▽

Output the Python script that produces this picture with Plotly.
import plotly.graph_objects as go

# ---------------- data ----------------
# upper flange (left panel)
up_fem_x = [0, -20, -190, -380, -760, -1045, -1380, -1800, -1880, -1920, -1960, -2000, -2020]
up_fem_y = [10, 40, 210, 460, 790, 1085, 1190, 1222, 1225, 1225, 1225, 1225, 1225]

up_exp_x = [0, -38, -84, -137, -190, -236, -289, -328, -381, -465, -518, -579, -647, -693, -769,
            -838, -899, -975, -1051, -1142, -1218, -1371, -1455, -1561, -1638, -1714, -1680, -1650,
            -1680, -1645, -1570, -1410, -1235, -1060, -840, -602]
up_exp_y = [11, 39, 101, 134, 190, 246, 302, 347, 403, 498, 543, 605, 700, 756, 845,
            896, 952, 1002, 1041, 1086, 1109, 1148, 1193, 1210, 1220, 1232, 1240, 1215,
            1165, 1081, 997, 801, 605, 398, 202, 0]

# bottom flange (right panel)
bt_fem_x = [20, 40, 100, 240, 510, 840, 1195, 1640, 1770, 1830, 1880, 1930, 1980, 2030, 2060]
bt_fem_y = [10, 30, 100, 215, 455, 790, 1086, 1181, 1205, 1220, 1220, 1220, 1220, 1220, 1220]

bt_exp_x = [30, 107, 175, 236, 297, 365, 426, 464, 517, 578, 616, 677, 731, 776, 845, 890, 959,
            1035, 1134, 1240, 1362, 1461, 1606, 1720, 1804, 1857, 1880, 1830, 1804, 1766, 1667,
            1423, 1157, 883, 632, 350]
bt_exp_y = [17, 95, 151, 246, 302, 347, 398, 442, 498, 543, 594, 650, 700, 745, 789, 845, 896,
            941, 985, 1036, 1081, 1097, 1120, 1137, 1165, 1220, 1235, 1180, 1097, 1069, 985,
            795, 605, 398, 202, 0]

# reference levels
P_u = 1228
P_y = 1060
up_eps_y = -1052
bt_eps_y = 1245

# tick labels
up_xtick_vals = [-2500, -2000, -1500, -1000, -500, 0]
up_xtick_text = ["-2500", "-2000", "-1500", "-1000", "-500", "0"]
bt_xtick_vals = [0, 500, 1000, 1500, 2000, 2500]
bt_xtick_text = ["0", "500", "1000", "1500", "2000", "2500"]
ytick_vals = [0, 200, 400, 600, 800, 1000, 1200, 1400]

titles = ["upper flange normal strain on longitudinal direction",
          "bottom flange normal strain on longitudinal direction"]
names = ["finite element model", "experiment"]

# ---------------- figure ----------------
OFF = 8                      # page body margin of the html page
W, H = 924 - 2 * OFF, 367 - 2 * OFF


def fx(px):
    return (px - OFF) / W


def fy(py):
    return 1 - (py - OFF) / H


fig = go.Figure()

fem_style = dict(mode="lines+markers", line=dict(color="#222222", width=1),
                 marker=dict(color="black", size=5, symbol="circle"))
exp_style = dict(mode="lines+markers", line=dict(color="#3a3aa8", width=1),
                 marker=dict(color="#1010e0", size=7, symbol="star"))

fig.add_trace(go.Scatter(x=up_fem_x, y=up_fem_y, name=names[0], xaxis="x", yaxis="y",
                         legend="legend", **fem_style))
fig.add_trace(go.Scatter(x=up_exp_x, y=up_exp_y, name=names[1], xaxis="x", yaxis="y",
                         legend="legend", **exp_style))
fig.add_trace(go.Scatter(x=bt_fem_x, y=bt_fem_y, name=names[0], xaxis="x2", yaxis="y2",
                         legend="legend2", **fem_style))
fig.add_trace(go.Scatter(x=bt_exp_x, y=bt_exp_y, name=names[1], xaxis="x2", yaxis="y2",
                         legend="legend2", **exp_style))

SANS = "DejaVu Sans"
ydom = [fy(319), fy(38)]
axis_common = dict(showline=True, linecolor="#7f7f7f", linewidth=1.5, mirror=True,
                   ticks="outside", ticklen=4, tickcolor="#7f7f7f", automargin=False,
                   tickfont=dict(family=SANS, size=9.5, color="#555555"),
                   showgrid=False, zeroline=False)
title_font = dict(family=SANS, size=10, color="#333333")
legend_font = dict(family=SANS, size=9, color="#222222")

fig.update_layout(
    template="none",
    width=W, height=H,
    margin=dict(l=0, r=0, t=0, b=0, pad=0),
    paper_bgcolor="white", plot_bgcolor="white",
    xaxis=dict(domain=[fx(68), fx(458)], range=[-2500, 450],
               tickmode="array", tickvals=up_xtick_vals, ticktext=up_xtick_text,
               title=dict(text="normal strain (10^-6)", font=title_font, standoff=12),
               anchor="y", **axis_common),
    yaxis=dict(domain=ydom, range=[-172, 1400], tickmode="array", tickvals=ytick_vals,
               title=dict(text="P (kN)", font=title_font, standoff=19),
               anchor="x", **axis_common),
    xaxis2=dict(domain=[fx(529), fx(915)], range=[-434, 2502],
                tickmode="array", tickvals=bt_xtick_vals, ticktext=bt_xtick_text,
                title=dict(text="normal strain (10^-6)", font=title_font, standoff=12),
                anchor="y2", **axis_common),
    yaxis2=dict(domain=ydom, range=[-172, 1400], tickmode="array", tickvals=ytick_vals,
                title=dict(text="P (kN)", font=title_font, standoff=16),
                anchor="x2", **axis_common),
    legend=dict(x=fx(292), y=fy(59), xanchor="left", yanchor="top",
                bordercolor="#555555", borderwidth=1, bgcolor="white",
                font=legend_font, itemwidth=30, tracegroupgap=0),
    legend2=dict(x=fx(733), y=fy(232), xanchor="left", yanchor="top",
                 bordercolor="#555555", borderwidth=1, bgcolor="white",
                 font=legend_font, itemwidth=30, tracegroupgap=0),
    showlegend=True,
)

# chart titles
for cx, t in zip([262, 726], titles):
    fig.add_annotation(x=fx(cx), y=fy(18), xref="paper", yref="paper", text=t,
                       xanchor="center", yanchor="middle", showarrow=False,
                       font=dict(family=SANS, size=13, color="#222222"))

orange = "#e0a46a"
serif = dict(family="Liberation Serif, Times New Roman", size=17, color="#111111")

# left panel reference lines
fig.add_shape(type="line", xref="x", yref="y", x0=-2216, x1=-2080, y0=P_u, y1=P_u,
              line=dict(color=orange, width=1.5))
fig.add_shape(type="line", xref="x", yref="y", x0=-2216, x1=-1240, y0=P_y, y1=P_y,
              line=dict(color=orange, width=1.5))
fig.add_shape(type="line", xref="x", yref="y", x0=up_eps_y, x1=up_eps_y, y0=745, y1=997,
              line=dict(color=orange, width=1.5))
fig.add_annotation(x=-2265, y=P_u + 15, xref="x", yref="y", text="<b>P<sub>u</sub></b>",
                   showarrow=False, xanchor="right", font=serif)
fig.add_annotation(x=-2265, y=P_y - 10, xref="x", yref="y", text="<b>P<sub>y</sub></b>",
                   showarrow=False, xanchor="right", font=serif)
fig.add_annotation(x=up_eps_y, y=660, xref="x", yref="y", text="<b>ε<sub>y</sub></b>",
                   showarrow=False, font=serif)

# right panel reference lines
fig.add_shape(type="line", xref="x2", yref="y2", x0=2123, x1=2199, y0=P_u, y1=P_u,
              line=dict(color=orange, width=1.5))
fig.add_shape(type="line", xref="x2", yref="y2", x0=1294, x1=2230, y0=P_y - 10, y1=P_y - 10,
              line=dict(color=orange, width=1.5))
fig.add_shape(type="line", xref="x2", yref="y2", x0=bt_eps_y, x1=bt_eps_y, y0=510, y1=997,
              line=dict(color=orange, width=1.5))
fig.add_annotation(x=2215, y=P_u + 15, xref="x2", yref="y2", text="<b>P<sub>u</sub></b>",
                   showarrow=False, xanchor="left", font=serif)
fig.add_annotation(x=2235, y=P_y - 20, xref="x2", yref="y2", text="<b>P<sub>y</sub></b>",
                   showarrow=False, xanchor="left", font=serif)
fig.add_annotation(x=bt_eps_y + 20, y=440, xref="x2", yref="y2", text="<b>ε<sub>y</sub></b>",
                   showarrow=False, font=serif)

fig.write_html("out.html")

△

> _AIM_
Please transcribe, exactly and with nothing added, the lines from the first line of the material above through the line that contains "1225, 1225, 1225]".

> _REPLY TO THE EXERCISE_
Output the Python script that produces this picture with Plotly.
import plotly.graph_objects as go

# ---------------- data ----------------
# upper flange (left panel)
up_fem_x = [0, -20, -190, -380, -760, -1045, -1380, -1800, -1880, -1920, -1960, -2000, -2020]
up_fem_y = [10, 40, 210, 460, 790, 1085, 1190, 1222, 1225, 1225, 1225, 1225, 1225]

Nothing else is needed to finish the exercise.